We're reading this preview/review model too simplistically, as if it only applies to an hourly bloke and the manager right above him. I've experienced it all the way up, even at executive levels, where the cowering operations VP has obviously bought into some productivity acceleration goal, dictated to him by the board to please some shareholders, in which his own job is on the line if you don't perform for him. Total personnel intimidation, to mimic a grisly business cliche of a few years ago.

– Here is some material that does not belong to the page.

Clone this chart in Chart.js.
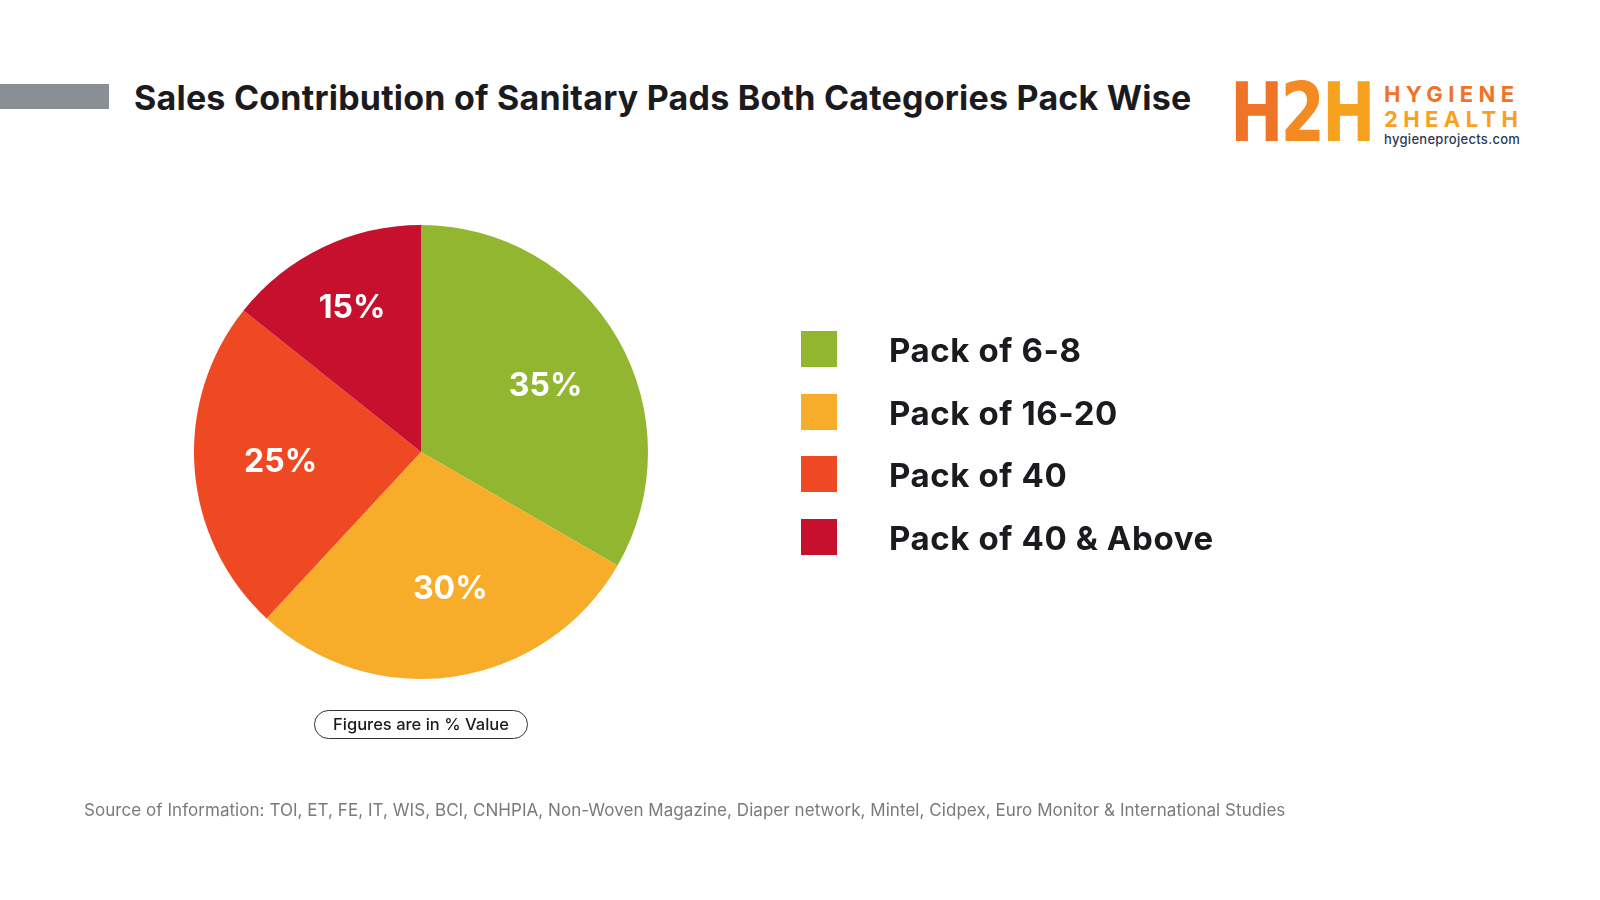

And, yes, welcome back Al. And OP!

Al Schumann:

Senecal, I'm glad you emphasized that. Everyone who is subject to psychological abuse, and required to administer it to others, should make common cause with their brothers and sisters, all the way down the food chain. Thin privilege can never compensate for the harm done by systemic, systematic harassment.

Al Schumann:

Jack, when I was told I was going to be "groomed for higher responsibility" I had a disturbing vision flash through my head; chimps in suits picking the lice off each other and then ganging up on smaller chimps. I had to quit too.

chomskyzinn, that's distilled to the essence. It's a tears of laughter essence. The poor fellow. What an epitaph that will be. But, he did the work and earned it.

ms. xeno, I was being held prisoner in a greeting card factory, where I was forced to write copy for the "happy occasions" line. The bitterness I feel defies description.

MD, the B-school mandarins are going to offer remedial chutzpah for people whose natural gifts are not up to snuff. I doubt the class sizes will be very large. Although, who knows. It's going to be an easy A and that will certainly increase interest.

MJS, you're too kind. I've brought my shovel collection with me. When we reach the ground, I'm determined to keep going.

Owen, by a happy coincidence, I have plans to market organic exploding peyote buttons. They're a higher end item for people who want to blow their minds, and then blow out their intestines. My fortune is made!

chomskyzinn:

Al, in my experience as a corporate manager, who had to administer such tortures as the Performance Review, I learned very early on that there was nothing more subversive, more radical, more upsetting to the powers, than to treat people decently, and with some measure of dignity and respect. I had bosses who felt the same way too, sometimes, and acted in a similarly subversive fashion, sometimes coming in for punishment-via-getting-called-on-the-carpet.

As a manager, I knew that there was nothing I could do about the power structure: I was "above" some and "below" others. I still am. Thinking one can alter that by one's self is delusional. But subversive decency --- you know, that "do unto others" stuff we adhere to in our Christian nation --- was and is always available as an option, however limited.

The local reporter is interviewing the proprietor of the sideshow exhibit "The Peaceable Kingdom", the lion and the lamb together.

"Is there ever any trouble between them?"
"No, not really. Once in a while there's a minor disagreement, but new lambs aren't expensive."

Al,

missed the hell out of you.

I'm busy getting drunk on some 12 year old scotch so I'll wait to comment more later when I'm hung over. I find that the best time to comment on things.

Good to see ya back.

Sean:

...I learned very early on that there was nothing more subversive, more radical, more upsetting to the powers, than to treat people decently, and with some measure of dignity and respect.

Beautifully stated, Chomskyzinn.

I'm glad to see Al Schumann's wicked sense of humor back in the mix. Thanks for the closing 4 sentences, Al. Minty-fresh.